Galaxies follow an evolutionary path that includes active growth and eventual decline. The term “dead galaxy” is the colloquial phrase astronomers use to describe a galaxy that has ceased forming new stars. This cessation of star birth, known as quenching, represents a significant transition in a galaxy’s life cycle, moving it from a vibrant, star-forming system to a more passive and stable one. Understanding how and why this happens provides insight into the physics that governs the evolution of the universe.
Defining Galactic Death
Astronomers define a dead galaxy, also called a quiescent galaxy, not by a complete absence of new stars, but by a dramatically low rate of production. This definition is based on the Star Formation Rate (SFR), which measures how quickly a galaxy is converting its gas into stars. Star-forming galaxies typically fall along the “star-forming main sequence,” where their SFR is directly proportional to their stellar mass. A galaxy is classified as quiescent when its star formation rate drops significantly below this main sequence. The distinction is between a gas-rich galaxy, like the Milky Way, which is actively forming stars, and a gas-poor, passive system that has effectively exhausted or lost its fuel supply.
Observable Characteristics of Dead Galaxies
The most immediate characteristic of a dead galaxy is its appearance, often described by astronomers as “red and dead.” This color is a direct result of its aging stellar population; without the continuous birth of new, hot, massive, and blue stars, the galaxy’s light becomes dominated by older, cooler, red stars. Quiescent galaxies frequently possess a distinct morphology, typically exhibiting an elliptical or spheroidal shape. This contrasts with the flat, disky, and spiral structures common in star-forming galaxies. A measurable lack of cold molecular hydrogen gas, the raw material for star formation, is a primary symptom of galactic death.
Mechanisms That Stop Star Formation
The physical processes responsible for shutting down star formation are collectively known as “quenching” and can be divided into internal and external mechanisms. Internal quenching is often linked to the supermassive black hole at the galaxy’s center, a phenomenon called Active Galactic Nuclei (AGN) feedback. This process involves the black hole ejecting powerful jets or winds, which heat the surrounding gas. This energy prevents the hot gas from cooling sufficiently to collapse and form new stars, acting like a thermostat that keeps the star-forming fuel too warm.

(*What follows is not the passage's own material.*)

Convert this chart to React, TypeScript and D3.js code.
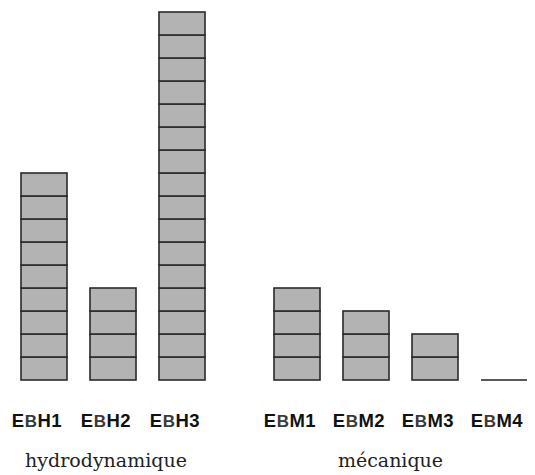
import React from "react";
import * as d3 from "d3";

const groupNames = ["hydrodynamique", "mécanique"];
const categories = ["EBH1", "EBH2", "EBH3", "EBM1", "EBM2", "EBM3", "EBM4"];
const categoryGroup = [0, 0, 0, 1, 1, 1, 1];
const counts = [9, 4, 16, 4, 3, 2, 0];

const W = 535;
const H = 475;

export default function App() {
  const y = d3.scaleLinear().domain([0, 16]).range([380, 12]);
  const x = d3.scaleLinear().domain([0, 1]).range([21, 90]);
  const groupGap = 2 / 3;
  const slot = (i: number) => i + categoryGroup[i] * groupGap;
  const barW = (x(1) - x(0)) * (2 / 3);

  const groupCenters = groupNames.map((_, g) => {
    const idx = categories.map((_, i) => i).filter((i) => categoryGroup[i] === g);
    const l = x(slot(idx[0]));
    const r = x(slot(idx[idx.length - 1])) + barW;
    return (l + r) / 2;
  });

  return (
    <svg
      width={W}
      height={H}
      style={{ position: "absolute", left: 0, top: 0, background: "#fff" }}
    >
      {categories.map((c, i) => {
        const x0 = x(slot(i));
        const n = counts[i];
        const blocks = d3.range(n);
        return (
          <g key={c}>
            {blocks.map((k) => (
              <rect
                key={k}
                x={x0}
                y={y(k + 1)}
                width={barW}
                height={y(k) - y(k + 1)}
                fill="#b3b3b3"
                stroke="#2a2a2a"
                strokeWidth={1.6}
              />
            ))}
            {n === 0 && (
              <line x1={x0} x2={x0 + barW} y1={y(0)} y2={y(0)} stroke="#222" strokeWidth={1.6} />
            )}
            <text
              x={x0 + barW / 2 - 7}
              y={427}
              textAnchor="middle"
              fontFamily="Liberation Sans, Arial, sans-serif"
              fontWeight="bold"
              fontSize={18.5}
              fill="#111"
              letterSpacing={0.5}
            >
              {c[0]}
              <tspan fontSize={17} fill="#3a3a3a">{c[1]}</tspan>
              {c.slice(2)}
            </text>
          </g>
        );
      })}
      {groupNames.map((g, gi) => (
        <text
          key={g}
          x={groupCenters[gi] - (gi === 0 ? 7 : 10)}
          y={467}
          textAnchor="middle"
          fontFamily="DejaVu Serif, serif"
          fontSize={19}
          fill="#222"
        >
          {g}
        </text>
      ))}
    </svg>
  );
}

External mechanisms are driven by a galaxy’s environment, such as its membership in a dense galaxy cluster. One key environmental process is “ram pressure stripping,” where the high-speed passage of a galaxy through the cluster’s hot plasma exerts a drag force. This force effectively sweeps the galaxy’s cold star-forming gas out into space, a fast-acting mechanism that can strip a galaxy of its gas over tens of millions of years.
A slower environmental process is “strangulation” or “starvation,” which occurs when the supply of new, cold gas from the galaxy’s surrounding halo is cut off. The galaxy continues to form stars using its existing internal gas supply until it is exhausted. Tidal stripping and galaxy harassment, which are gravitational interactions with other galaxies in a dense cluster, can also physically distort a galaxy and remove its outer layers of gas.
The Long-Term Fate of Dead Galaxies
Once a galaxy is quenched, its evolutionary path is set toward becoming a massive, dark relic over cosmic time. Since star formation has effectively ceased, the galaxy’s existing stars simply age, cool, and dim. The bright, short-lived blue stars are the first to disappear, leaving behind the long-lived, low-mass red stars that dominate the galaxy’s light. These dead galaxies are expected to evolve into the cores of the oldest and most massive elliptical galaxies observed in the present-day universe. Mergers may increase the galaxy’s overall mass and further alter its spheroidal shape but do not reignite star formation due to the persistent lack of cold gas. The galaxy continues to fade as its remaining stars slowly burn out, eventually leaving behind a massive, gravitationally bound collection of stellar remnants, brown dwarfs, and dark matter.